Policy and Investment Landscape
Pre-Budget consultations for the Union Budget FY27 have commenced, with economists advocating for a comprehensive manufacturing policy to address employment, technology upgrading, and reduced import dependence. Suggestions include rejigging the Production-Linked Incentive (PLI) scheme to be more MSME-friendly and focusing on value addition. There is also a push for the creation of an AI ministry. The Central Board of Direct Taxes (CBDT) is preparing for a nationwide outreach program ahead of the new Income Tax Act, 2025, which will come into effect on April 1, 2026.
Household consumption has shown a recovery after several quarters of slowdown, attributed to GST rationalization and the festive season. This revival, if sustained, could offset potential drags from global slowdowns and tariffs.
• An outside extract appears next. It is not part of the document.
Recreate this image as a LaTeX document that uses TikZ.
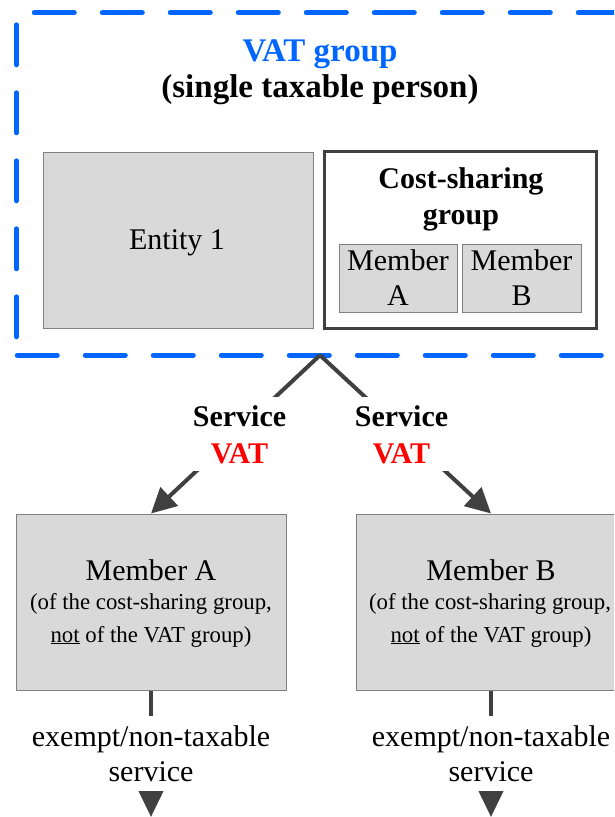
\documentclass[tikz,border=0pt]{standalone}
\usepackage{fontspec}
\setmainfont{Liberation Serif}
\usetikzlibrary{arrows.meta}
\definecolor{vatblue}{RGB}{0,102,255}
\definecolor{boxfill}{RGB}{217,217,217}
\definecolor{boxedge}{RGB}{128,128,128}
\definecolor{darkline}{RGB}{64,64,64}
\definecolor{vatred}{RGB}{255,0,0}
\begin{document}
\begin{tikzpicture}[x=1pt,y=-1pt,
  graybox/.style={draw=boxedge,fill=boxfill,line width=1pt,inner sep=0pt},
  txt/.style={font=\fontsize{30}{35}\selectfont,anchor=base,inner sep=0pt},
  smalltxt/.style={font=\fontsize{22.8}{28}\selectfont,anchor=base,inner sep=0pt},
  titletxt/.style={font=\fontsize{33}{40}\selectfont\bfseries,anchor=base,inner sep=0pt},
  boldtxt/.style={font=\fontsize{30}{35}\selectfont\bfseries,anchor=base,inner sep=0pt},
  groupedge/.style={draw=vatblue,line width=5pt,line cap=round,dash pattern=on 40pt off 28pt},
  flow/.style={draw=darkline,line width=4pt,-{Triangle[length=25pt,width=25pt]}},
  outflow/.style={draw=darkline,line width=4pt,-{Triangle[length=26pt,width=24pt]}},
  flowlabel/.style={fill=white,align=center,inner sep=8pt,font=\fontsize{30}{37}\selectfont\bfseries},
  outlabel/.style={fill=white,align=center,inner sep=9.5pt,font=\fontsize{30}{35}\selectfont},
]
\useasboundingbox (0,0) rectangle (614,817);
\clip (0,0) rectangle (614,817);

% VAT group frame
\node[minimum width=607pt,minimum height=342pt,inner sep=0pt] (vat) at (320,184) {};
\draw[groupedge] ([xshift=18pt]vat.north west) -- (vat.north east);
\draw[groupedge] ([yshift=-12pt]vat.north west) -- (vat.south west);
\draw[groupedge] ([xshift=1pt]vat.south west) -- (vat.south east);
\draw[groupedge] (vat.north east) -- (vat.south east);

\node[titletxt,text=vatblue] (title) at (320,61) {VAT group};
\node[titletxt] (subtitle) at (320,97) {(single taxable person)};

% Entity 1
\node[graybox,minimum width=270pt,minimum height=176pt] (ent) at (178,240) {};
\node[txt] (entname) at (177,249) {Entity 1};

% Cost-sharing group
\node[draw=darkline,fill=white,line width=3pt,minimum width=272.5pt,minimum height=177pt,inner sep=0pt] (csg) at (460.5,240) {};
\node[boldtxt] (csgname1) at (461,188) {Cost-sharing};
\node[boldtxt] (csgname2) at (461,224) {group};
\node[graybox,minimum width=118pt,minimum height=68pt] (csa) at (398,278) {};
\node[graybox,minimum width=119pt,minimum height=68pt] (csb) at (521.5,278) {};
\node[txt] (csa1) at (398,270) {Member};
\node[txt] (csa2) at (398,305) {A};
\node[txt] (csb1) at (521.5,270) {Member};
\node[txt] (csb2) at (521.5,305) {B};

% Members outside
\node[graybox,minimum width=270pt,minimum height=176pt] (memA) at (151,602) {};
\node[graybox,minimum width=270pt,minimum height=176pt] (memB) at (491,602) {};
\node[txt] (memA1) at (151,580) {Member A};
\node[smalltxt] (memA2) at (151,609) {(of the cost-sharing group,};
\node[smalltxt] (memA3) at (151,642) {\underline{not} of the VAT group)};
\node[txt] (memB1) at (491,580) {Member B};
\node[smalltxt] (memB2) at (490,609) {(of the cost-sharing group,};
\node[smalltxt] (memB3) at (491,642) {\underline{not} of the VAT group)};

% Service flows
\draw[flow] (vat.south) -- node[flowlabel,xshift=4pt] (svcA) {Service\\\textcolor{vatred}{VAT}} (memA.north);
\draw[flow] (vat.south) -- node[flowlabel,xshift=-4pt] (svcB) {Service\\\textcolor{vatred}{VAT}} (memB.north);

% Outgoing exempt services
\coordinate (endA) at (151,817);
\coordinate (endB) at (491,817);
\draw[outflow] (memA.south) -- node[outlabel] (exA) {exempt/non-taxable\\service} (endA);
\draw[outflow] (memB.south) -- node[outlabel] (exB) {exempt/non-taxable\\service} (endB);
\end{tikzpicture}
\end{document}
Market Performance and Corporate News
Indian equity markets experienced mixed trends but showed resilience. On November 10th, benchmark indices opened higher, tracking positive global cues. Companies like Swiggy are planning significant fundraising to fuel expansion, while Hindustan Aeronautics Limited (HAL) has signed a major deal with General Electric for fighter aircraft engines. Coal India has entered a joint venture for a 1,600 MW thermal power project. Meanwhile, Indian refiners such as HPCL and MRPL are actively seeking alternative oil sources from the US and the Middle East due to US sanctions on Russian oil companies.